Since the B2B processes are much longer than a typical retail experience, for example, it’s best to get feedback while the experience is fresh in the minds of customers. So the logical thought may be surveying customers at each step of the process. However, that could lead to response burnout as customers may be inclined the respond to one or two requests for feedback, but will soon tire of completing feedback surveys each time they have an experience with a company.

So what’s the answer? There are three guidelines to consider to create an efficient program:

Take time to lay the foundation

Initial planning will help with this. The first thing to think about is the customer experience, from start to finish. What basic steps are involved for a customer to do business with you? If you sell products or services, that may be initial purchase order, receipt of products/services, billing processes, and resolution of any issues if they arise.

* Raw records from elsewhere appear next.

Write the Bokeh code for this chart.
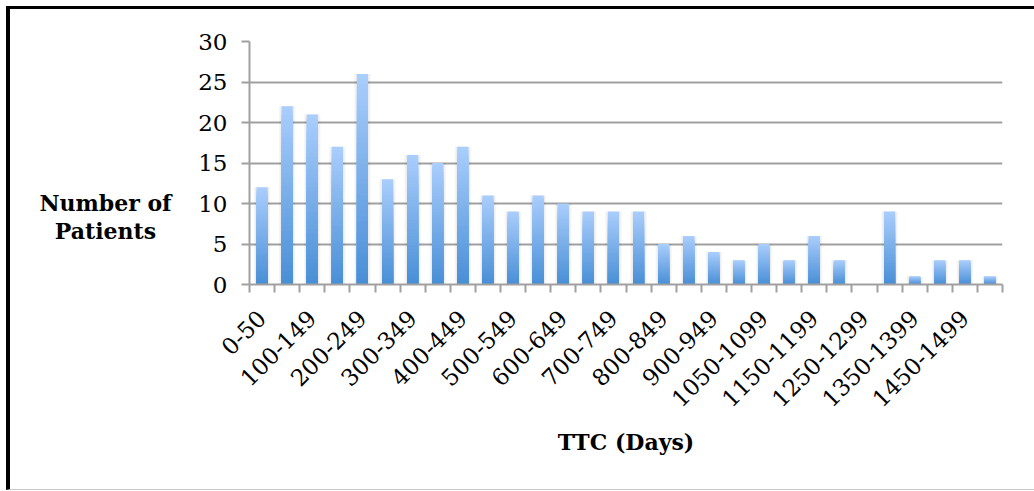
import math
from bokeh.plotting import figure
from bokeh.layouts import row
from bokeh.models import FixedTicker, ColumnDataSource
from bokeh.core.properties import value
from bokeh.embed import file_html
from bokeh.resources import INLINE

# ---- data ----
categories = ["0-50", "50-99", "100-149", "150-199", "200-249", "250-299",
              "300-349", "350-399", "400-449", "450-499", "500-549", "550-599",
              "600-649", "650-699", "700-749", "750-799", "800-849", "850-899",
              "900-949", "950-1049", "1050-1099", "1100-1149", "1150-1199",
              "1200-1249", "1250-1299", "1300-1349", "1350-1399", "1400-1449",
              "1450-1499", "1500+"]
patients = [12, 22, 21, 17, 26, 13, 16, 15, 17, 11, 9, 11, 10, 9, 9,
            9, 5, 6, 4, 3, 5, 3, 6, 3, 0, 9, 1, 3, 3, 1]
y_ticks = [0, 5, 10, 15, 20, 25, 30]
y_title = "Number of\nPatients"
x_title = "TTC (Days)"

n = len(categories)
centers = [i + 0.5 for i in range(n)]

# ---- style ----
SERIF = "DejaVu Serif"
GRID = "#a0a0a0"
TOP_RGB = (170, 206, 252)
BOT_RGB = (72, 142, 214)
BAR_W = 0.44
K = 40
H = 480
LEFT_W = 180
FRAME_TOP = 32
FRAME_BOTTOM = 275

# left panel holding the horizontal y title (its frame is aligned with p's)
lf = figure(width=LEFT_W, height=H, x_range=(0, 1), y_range=(0, 1),
            output_backend="svg", toolbar_location=None,
            x_axis_location=None, y_axis_location=None,
            min_border=0)
lf.outline_line_color = None
lf.xgrid.visible = False
lf.ygrid.visible = False
lf.text(x=[95 / LEFT_W], y=[(FRAME_BOTTOM - 207.5) / (FRAME_BOTTOM - FRAME_TOP)],
        text=[y_title],
        text_align="center", text_baseline="middle",
        text_font=value(SERIF), text_font_style="bold",
        text_font_size="22px", text_color="black", text_line_height=1.1)

p = figure(width=1024 - LEFT_W, height=H, x_range=(0, n), y_range=(0, 30),
           output_backend="svg", toolbar_location=None,
           min_border_left=239 - LEFT_W, min_border_right=32,
           min_border_top=FRAME_TOP, min_border_bottom=H - FRAME_BOTTOM)
p.outline_line_color = None
p.background_fill_color = "white"
p.border_fill_color = "white"

p.xgrid.visible = False
p.ygrid.grid_line_color = GRID
p.ygrid.grid_line_width = 2

# y axis
p.yaxis.ticker = FixedTicker(ticks=y_ticks)
p.yaxis.axis_line_color = GRID
p.yaxis.axis_line_width = 2
p.yaxis.major_tick_line_color = GRID
p.yaxis.major_tick_line_width = 2
p.yaxis.major_tick_out = 8
p.yaxis.major_tick_in = 0
p.yaxis.minor_tick_line_color = None
p.yaxis.major_label_text_font = SERIF
p.yaxis.major_label_text_font_size = "23px"
p.yaxis.major_label_text_color = "black"
p.yaxis.major_label_standoff = 14

# x axis: labels at centres of every other category, ticks at boundaries
label_pos = [centers[i] for i in range(0, n, 2)]
p.xaxis.ticker = FixedTicker(ticks=label_pos, minor_ticks=list(range(n + 1)))
p.xaxis.major_label_overrides = {centers[i]: categories[i] for i in range(0, n, 2)}
p.xaxis.major_tick_line_color = None
p.xaxis.major_tick_out = 0
p.xaxis.major_tick_in = 0
p.xaxis.minor_tick_line_color = GRID
p.xaxis.minor_tick_line_width = 2
p.xaxis.minor_tick_out = 8
p.xaxis.minor_tick_in = 0
p.xaxis.axis_line_color = GRID
p.xaxis.axis_line_width = 2
p.xaxis.major_label_orientation = math.pi / 4
p.xaxis.major_label_text_font = SERIF
p.xaxis.major_label_text_font_size = "23px"
p.xaxis.major_label_text_color = "black"
p.xaxis.major_label_standoff = 22
p.xaxis.axis_label = x_title
p.xaxis.axis_label_text_font = SERIF
p.xaxis.axis_label_text_font_style = "bold"
p.xaxis.axis_label_text_font_size = "22px"
p.xaxis.axis_label_text_color = "black"
p.xaxis.axis_label_standoff = 12

# soft shadow
p.vbar(x=centers, top=patients, bottom=0, width=BAR_W + 0.22,
       fill_color="black", fill_alpha=0.035, line_color=None)
p.vbar(x=centers, top=patients, bottom=0, width=BAR_W + 0.12,
       fill_color="black", fill_alpha=0.04, line_color=None)

# gradient bars: overlay progressively shorter, darker bars
xs, tops, cols = [], [], []
for j in range(K):
    frac = (K - j) / K
    t = (K - j - 0.5) / K
    r = round(BOT_RGB[0] + (TOP_RGB[0] - BOT_RGB[0]) * t)
    g = round(BOT_RGB[1] + (TOP_RGB[1] - BOT_RGB[1]) * t)
    b = round(BOT_RGB[2] + (TOP_RGB[2] - BOT_RGB[2]) * t)
    col = "#%02x%02x%02x" % (r, g, b)
    for c, v in zip(centers, patients):
        xs.append(c)
        tops.append(v * frac)
        cols.append(col)
src = ColumnDataSource(dict(x=xs, top=tops, color=cols))
p.vbar(x="x", top="top", bottom=0, width=BAR_W, fill_color="color",
       line_color=None, source=src)

layout = row(lf, p, spacing=0)
layout.styles = {"margin-left": "6px", "margin-top": "6px",
                 "border-top": "3px solid black",
                 "border-left": "4px solid black",
                 "border-bottom": "1px solid #c8c8c8"}

open("out.html", "w").write(file_html(layout, INLINE))
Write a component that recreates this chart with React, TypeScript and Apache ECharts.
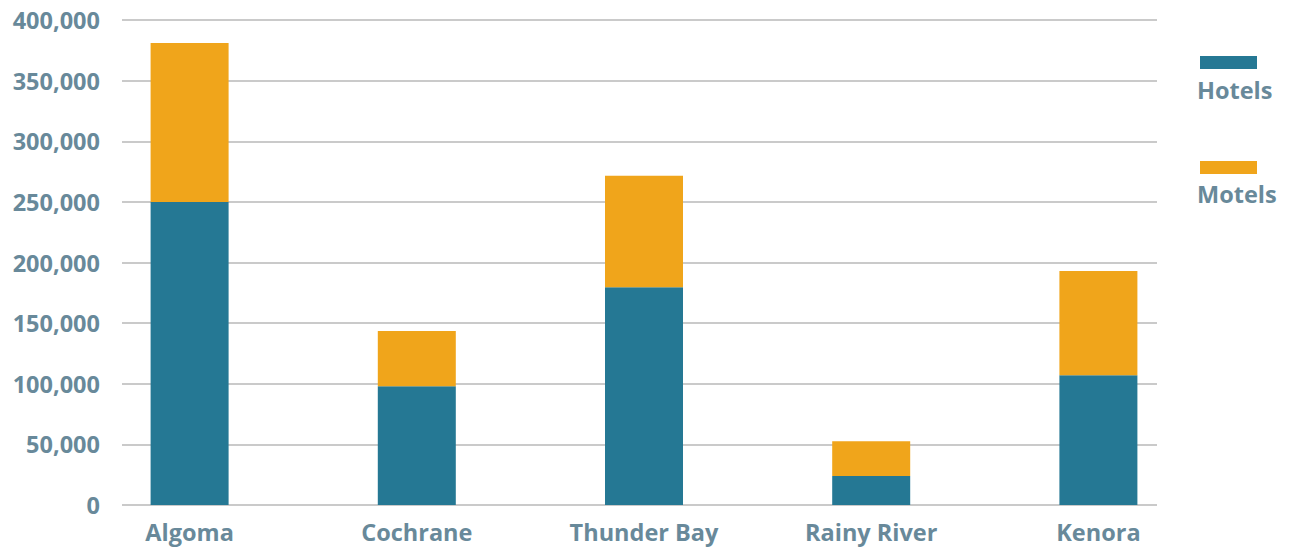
import React, { useEffect, useRef } from "react";
import * as echarts from "echarts";

// Accommodation counts by district
const districts = ["Algoma", "Cochrane", "Thunder Bay", "Rainy River", "Kenora"];
const hotels = [250000, 98000, 179500, 24000, 107000];
const motels = [131000, 45500, 92000, 28500, 86000];
const seriesNames = ["Hotels", "Motels"];
const yTicks = [0, 50000, 100000, 150000, 200000, 250000, 300000, 350000, 400000];

const TEAL = "#257894";
const ORANGE = "#f0a51b";
const TEXT = "#68899a";
const FONT = "'Open Sans', 'Noto Sans', sans-serif";
const FONT_SIZE = 23.5;

const W = 1289;
const H = 548;

export default function App() {
  const ref = useRef<HTMLDivElement>(null);

  useEffect(() => {
    if (!ref.current) return;
    const chart = echarts.init(ref.current, undefined, { renderer: "svg" });
    const yMax = yTicks[yTicks.length - 1];
    const yStep = yTicks[1] - yTicks[0];

    chart.setOption({
      animation: false,
      backgroundColor: "#ffffff",
      grid: [
        // gridlines and value labels
        { left: 122, right: W - 1157, top: 20, bottom: H - 505 },
        // stacked bars with their category labels
        { left: 76, right: W - 1212, top: 20, bottom: H - 505 },
      ],
      xAxis: [
        { type: "value", gridIndex: 0, min: 0, max: 1, show: false },
        {
          type: "category",
          gridIndex: 1,
          data: districts,
          axisLine: { show: false },
          axisTick: { show: false },
          axisLabel: {
            color: TEXT,
            fontFamily: FONT,
            fontWeight: "bold",
            fontSize: FONT_SIZE,
            margin: 15,
          },
        },
      ],
      yAxis: [
        {
          type: "value",
          gridIndex: 0,
          min: 0,
          max: yMax,
          interval: yStep,
          axisLine: { show: false },
          axisTick: { show: false },
          axisLabel: {
            color: TEXT,
            fontFamily: FONT,
            fontWeight: "bold",
            fontSize: FONT_SIZE,
            margin: 22,
            formatter: (v: number) => v.toLocaleString("en-US"),
          },
          splitLine: { lineStyle: { color: "#cacaca", width: 2 } },
        },
        {
          type: "value",
          gridIndex: 1,
          min: 0,
          max: yMax,
          interval: yStep,
          show: false,
          splitLine: { show: false },
        },
      ],
      series: [
        {
          name: seriesNames[0],
          type: "bar",
          stack: "total",
          xAxisIndex: 1,
          yAxisIndex: 1,
          data: hotels,
          barWidth: 78,
          itemStyle: { color: TEAL },
        },
        {
          name: seriesNames[1],
          type: "bar",
          stack: "total",
          xAxisIndex: 1,
          yAxisIndex: 1,
          data: motels,
          barWidth: 78,
          itemStyle: { color: ORANGE },
        },
      ],
      graphic: [
        { type: "rect", shape: { x: 1200, y: 56, width: 57, height: 13 }, style: { fill: TEAL } },
        {
          type: "text",
          x: 1197,
          y: 90,
          style: {
            text: seriesNames[0],
            fill: TEXT,
            font: `bold ${FONT_SIZE}px ${FONT}`,
            textAlign: "left",
            textVerticalAlign: "middle",
          },
        },
        { type: "rect", shape: { x: 1200, y: 161, width: 57, height: 13 }, style: { fill: ORANGE } },
        {
          type: "text",
          x: 1197,
          y: 194,
          style: {
            text: seriesNames[1],
            fill: TEXT,
            font: `bold ${FONT_SIZE}px ${FONT}`,
            textAlign: "left",
            textVerticalAlign: "middle",
          },
        },
      ],
    });

    return () => chart.dispose();
  }, []);

  return (
    <div
      ref={ref}
      style={{ position: "fixed", left: 0, top: 0, width: W, height: H, background: "#fff" }}
    />
  );
}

If the company rents products, that journey may look a bit different. It may start with the initial order, then to delivery of items, any service or maintenance calls if they are necessary, return of the products, final billing, and overall experience.

Survey design

Once you determine the steps of the journey, it’s easy to create separate feedback surveys to capture journey specific information. This will be effective in reviewing customer satisfaction at each step of the process – you may find that when people are dissatisfied with an overall experience, it could be due to one specific part of the journey. If you don’t know what step that is until the experience is over, it’s too late to work to improve it. However, if feedback is captured along each step of the way, it’s easier to pinpoint the weaker areas of the process and fix them quickly.

Keep the surveys as short as possible. Multiple surveys allows for fewer questions and journey specific questions to be asked. Carefully consider what information is needed to get the appropriate feedback – nothing more, nothing less – and build a short survey for each step of the journey.

Develop contact rules

What about response exhaustion? A well designed system can alleviate response rate reduction that comes with surveying the same customers at each step of the journey.

Consider setting up some initial guidelines for the feedback process. One example may look like this:

  1. Create call list segmentation for each step of the process. A list of customers who recently placed orders is compiled and used to request feedback on this step of the process. A second list is created for those who received a delivery of products/services within the last 3 weeks, and so forth.

Each contact list will reflect a different list of customers. However, depending on the business model, some companies may find themselves on one or more contact lists at one time. To alleviate this, additional parameters are needed.

  • From each list, cross reference to remove companies that fall on one or more list. From there, determine which companies have been contacted in the last six to 12 months. This takes away the chance to contact a customer too often.
  • Create a feedback cadence to request feedback at key times – not too soon after an experience but not too far out either. Some of this will depend on the size of the customer base, the length of the customer cycle, and other key factors. Ideally, customers should be contacted within one to two weeks of experience an interaction with a company.
  • Decide on a request format. Will telephone or email (or a mix of both) get the best results? Initially, test email and telephone based survey requests. Many customers are busy and do not answer calls from unknown phone numbers, but this is not always the case. Some companies find that telephone requests have a better response rate over email requests. Furthermore, they find that customers who are contacted via telephone tend to share more narrative detail regarding their experience. This unstructured commentary can yield information that would never be uncovered with a more traditional survey set up.

With so many moving pieces to the customer cycle, it can seem like an overwhelming process at first. However, once it is set up and a cadence is determined, the process can run smoothly and provide deeper insight about the entire customer experience, quickly finding strengths and areas for improvement.